OBJECTIVE
Repeat exactly the lines running from the first line of the data to the line containing "(0,0) rectangle (689,410);", both ends included, and nothing else; drop the pictures.
** start of PROVIDED DATA **
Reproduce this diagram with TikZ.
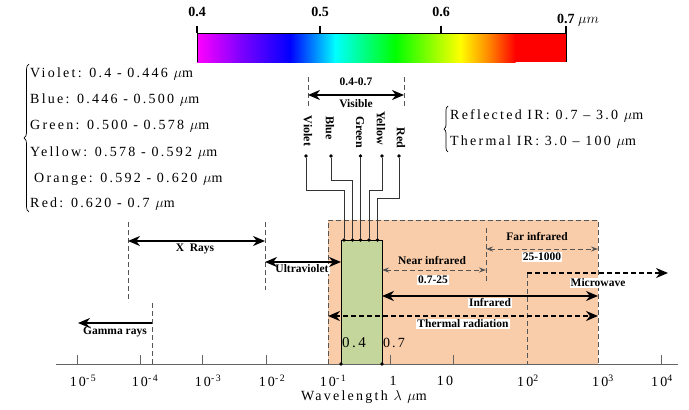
\documentclass[tikz,border=0pt]{standalone}
\usepackage{fontspec}
\setmainfont{Liberation Serif}
\newfontfamily\listfont[LetterSpace=16]{Liberation Serif}
\usetikzlibrary{arrows.meta,decorations.pathreplacing}

\definecolor{peach}{RGB}{250,205,170}
\definecolor{leaf}{RGB}{196,214,155}
\definecolor{dashgray}{RGB}{85,85,85}
\definecolor{axisgray}{RGB}{100,100,100}
\definecolor{cMag}{RGB}{255,0,255}
\definecolor{cVio}{RGB}{128,0,255}
\definecolor{cBlu}{RGB}{0,0,255}
\definecolor{cCya}{RGB}{0,255,255}
\definecolor{cGre}{RGB}{0,255,0}
\definecolor{cYel}{RGB}{255,255,0}
\definecolor{cOra}{RGB}{255,128,0}
\definecolor{cRed}{RGB}{255,0,0}

\tikzset{
  bigtip/.tip={Stealth[length=12pt,width=10pt]},
  smalltip/.tip={Stealth[length=7pt,width=5pt]},
  lbl/.style={font=\bfseries\fontsize{11.5}{12}\selectfont, inner sep=1pt},
  wlbl/.style={lbl, fill=white},
  colname/.style={font=\bfseries\fontsize{12}{12}\selectfont, rotate=-90, inner sep=0pt},
  listtxt/.style={font=\listfont\fontsize{14}{16}\selectfont, anchor=west, inner sep=0pt},
  ticklbl/.style={font=\listfont\fontsize{14}{16}\selectfont, inner sep=0pt},
  guide/.style={dashgray, line width=0.9pt, dash pattern=on 5pt off 3pt},
  band/.style={line width=2.4pt, bigtip-bigtip},
  dband/.style={band, dash pattern=on 5pt off 3pt},
  thinband/.style={guide, smalltip-smalltip},
  dot/.style={circle, fill=black, inner sep=0pt, minimum size=3.6pt},
  wire/.style={line width=0.9pt, black!80},
}

\begin{document}
\begin{tikzpicture}[x=1pt,y=-1pt]
\useasboundingbox (0,0) rectangle (689,410);

\shade[left color=cMag,right color=cVio] (197,33) rectangle (240.5,62);
\shade[left color=cVio,right color=cBlu] (240,33) rectangle (290.5,62);
\shade[left color=cBlu,right color=cCya] (290,33) rectangle (335.5,62);
\shade[left color=cCya,right color=cGre] (335,33) rectangle (395.5,62);
\shade[left color=cGre,right color=cYel] (395,33) rectangle (460.5,62);
\shade[left color=cYel,right color=cOra] (460,33) rectangle (490.5,62);
\shade[left color=cOra,right color=cRed] (490,33) rectangle (515.5,62);
\fill[cRed] (515,33) rectangle (566,62);
\draw[line width=1pt] (197,62) -- (197,33) -- (566,33) -- (566,62);
\foreach \x in {197,320,441,566}
  \draw[line width=2pt] (\x,33) -- ++(0,-7);
\node[font=\bfseries\fontsize{14}{14}\selectfont] (c4) at (197,12) {0.4};
\node[font=\bfseries\fontsize{14}{14}\selectfont] (c5) at (320,12) {0.5};
\node[font=\bfseries\fontsize{14}{14}\selectfont] (c6) at (441,12) {0.6};
\node[font=\fontsize{14}{14}\selectfont, anchor=west, inner sep=0pt] (c7) at (557,20) {\textbf{0.7} $\mu m$};

\node[listtxt] (lv) at (30,74) {Violet: 0.4 - 0.446 $\mu$m};
\node[listtxt] (lb) at (30,100) {Blue: 0.446 - 0.500 $\mu$m};
\node[listtxt] (lg) at (30,126) {Green: 0.500 - 0.578 $\mu$m};
\node[listtxt] (ly) at (30,153) {Yellow: 0.578 - 0.592 $\mu$m};
\node[listtxt] (lo) at (34,179) {Orange: 0.592 - 0.620 $\mu$m};
\node[listtxt] (lr) at (30,204) {Red: 0.620 - 0.7 $\mu$m};
\draw[decorate, decoration={brace, amplitude=5pt}, line width=0.7pt] (29,212) -- (29,64);

\node[listtxt] (irr) at (450,116) {Reflected IR: 0.7 \textendash\ 3.0 $\mu$m};
\node[listtxt] (irt) at (450,142) {Thermal IR: 3.0 \textendash\ 100 $\mu$m};
\draw[decorate, decoration={brace, amplitude=4pt}, line width=0.7pt] (448,152) -- (448,106);

\draw[fill=peach, draw=dashgray, line width=0.9pt, dash pattern=on 5pt off 3pt] (328,364) -- (328,220) -- (598,220) -- (598,364);
\draw[fill=leaf, line width=1pt] (341,240) rectangle (382,364);
\node[ticklbl, font=\listfont\fontsize{15}{16}\selectfont] (g4) at (354,343) {0.4};
\node[ticklbl] (g7) at (394,343) {0.7};

\draw[guide] (308,77) -- (308,108);
\draw[guide] (404,77) -- (404,108);
\coordinate (visl) at (308,95);
\coordinate (visr) at (404,95);
\draw[line width=2pt, bigtip-bigtip] (visl) -- (visr);
\node[lbl] (vrange) at (356,82) {0.4-0.7};
\node[lbl] (vis) at (356,104) {Visible};

\node[colname] (nv) at (308,131) {Violet};
\node[colname] (nb) at (330,128) {Blue};
\node[colname] (ng) at (360,132) {Green};
\node[colname] (ny) at (381,128) {Yellow};
\node[colname] (nr) at (401,138) {Red};

\node[dot] (tv) at (306,156) {};
\node[dot] (tb) at (331,156) {};
\node[dot] (tg) at (360.5,156) {};
\node[dot] (ty) at (382,156) {};
\node[dot] (tr) at (399,156) {};
\node[dot] (bv) at (344,240) {};
\node[dot] (bb) at (352.5,240) {};
\node[dot] (bg) at (360.5,240) {};
\node[dot] (by) at (369,240) {};
\node[dot] (br) at (377.5,240) {};
\draw[wire] (tv) -- ++(0,34) -| (bv);
\draw[wire] (tb) -- ++(0,24) -| (bb);
\draw[wire] (tg) -- (bg);
\draw[wire] (ty) -- ++(0,34) -| (by);
\draw[wire] (tr) -- ++(0,42) -| (br);

\draw[guide] (128,222) -- (128,302);
\draw[guide] (265,222) -- (265,290);
\draw[guide] (152,303) -- (152,364);
\draw[guide] (486,228) -- (486,282);
\draw[guide] (527,273) -- (527,364);

\node[lbl] (xr) at (195,249) {X\enspace Rays};
\node[wlbl] (uv) at (302,269) {Ultraviolet};
\node[lbl] (gam) at (115,332) {Gamma rays};
\node[lbl] (nir) at (432,261) {Near infrared};
\node[wlbl] (nirr) at (433,280) {0.7-25};
\node[lbl] (fir) at (537,237) {Far infrared};
\node[wlbl] (firr) at (542,257) {25-1000};
\node[wlbl] (mw) at (598,283) {Microwave};
\node[wlbl] (ir) at (490,303) {Infrared};
\node[wlbl] (th) at (463,324) {Thermal radiation};

\coordinate (xl) at (128,241);
\coordinate (xrr) at (265,241);
\coordinate (uvl) at (265,262);
\coordinate (uvr) at (341,262);
\coordinate (gr) at (152,323);
\coordinate (gl) at (78,323);
\coordinate (nl) at (382,270);
\coordinate (nr2) at (486,270);
\coordinate (fl) at (486,249);
\coordinate (fr) at (598,249);
\coordinate (ml) at (527,273);
\coordinate (mr) at (668,273);
\coordinate (il) at (382,296);
\coordinate (ir2) at (598,296);
\coordinate (tl) at (328,316);
\coordinate (tr2) at (598,316);
\draw[band] (xl) -- (xrr);
\draw[line width=2pt, bigtip-bigtip] (uvl) -- (uvr);
\draw[line width=2.4pt, -bigtip] (gr) -- (gl);
\draw[thinband] (nl) -- (nr2);
\draw[thinband] (fl) -- (fr);
\draw[line width=2.4pt, dash pattern=on 5pt off 3pt, -bigtip] (ml) -- (mr);
\draw[band] (il) -- (ir2);
\draw[dband] (tl) -- (tr2);

\draw[axisgray, line width=1pt] (56,364) -- (678,364);
\foreach \x in {77,140,202,266,390,453,661}
  \draw[axisgray, line width=1pt] (\x,364) -- ++(0,-9);
\node[dot] (ax1) at (341,364) {};
\node[dot] (ax2) at (382,364) {};
\foreach \x/\lab [count=\i] in {83/{10\textsuperscript{-5}},145/{10\textsuperscript{-4}},208/{10\textsuperscript{-3}},272/{10\textsuperscript{-2}},333/{10\textsuperscript{-1}},393/{1},445/{10},528/{10\textsuperscript{2}},603/{10\textsuperscript{3}},662/{10\textsuperscript{4}}}
  \node[ticklbl] (tk\i) at (\x,381) {\lab};
\node[ticklbl] (wl) at (364,397) {Wavelength $\lambda$ $\mu$m};
\end{tikzpicture}
\end{document}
** end of PROVIDED DATA **
SOLVED PROBLEM
Reproduce this diagram with TikZ.
\documentclass[tikz,border=0pt]{standalone}
\usepackage{fontspec}
\setmainfont{Liberation Serif}
\newfontfamily\listfont[LetterSpace=16]{Liberation Serif}
\usetikzlibrary{arrows.meta,decorations.pathreplacing}

\definecolor{peach}{RGB}{250,205,170}
\definecolor{leaf}{RGB}{196,214,155}
\definecolor{dashgray}{RGB}{85,85,85}
\definecolor{axisgray}{RGB}{100,100,100}
\definecolor{cMag}{RGB}{255,0,255}
\definecolor{cVio}{RGB}{128,0,255}
\definecolor{cBlu}{RGB}{0,0,255}
\definecolor{cCya}{RGB}{0,255,255}
\definecolor{cGre}{RGB}{0,255,0}
\definecolor{cYel}{RGB}{255,255,0}
\definecolor{cOra}{RGB}{255,128,0}
\definecolor{cRed}{RGB}{255,0,0}

\tikzset{
  bigtip/.tip={Stealth[length=12pt,width=10pt]},
  smalltip/.tip={Stealth[length=7pt,width=5pt]},
  lbl/.style={font=\bfseries\fontsize{11.5}{12}\selectfont, inner sep=1pt},
  wlbl/.style={lbl, fill=white},
  colname/.style={font=\bfseries\fontsize{12}{12}\selectfont, rotate=-90, inner sep=0pt},
  listtxt/.style={font=\listfont\fontsize{14}{16}\selectfont, anchor=west, inner sep=0pt},
  ticklbl/.style={font=\listfont\fontsize{14}{16}\selectfont, inner sep=0pt},
  guide/.style={dashgray, line width=0.9pt, dash pattern=on 5pt off 3pt},
  band/.style={line width=2.4pt, bigtip-bigtip},
  dband/.style={band, dash pattern=on 5pt off 3pt},
  thinband/.style={guide, smalltip-smalltip},
  dot/.style={circle, fill=black, inner sep=0pt, minimum size=3.6pt},
  wire/.style={line width=0.9pt, black!80},
}

\begin{document}
\begin{tikzpicture}[x=1pt,y=-1pt]
\useasboundingbox (0,0) rectangle (689,410);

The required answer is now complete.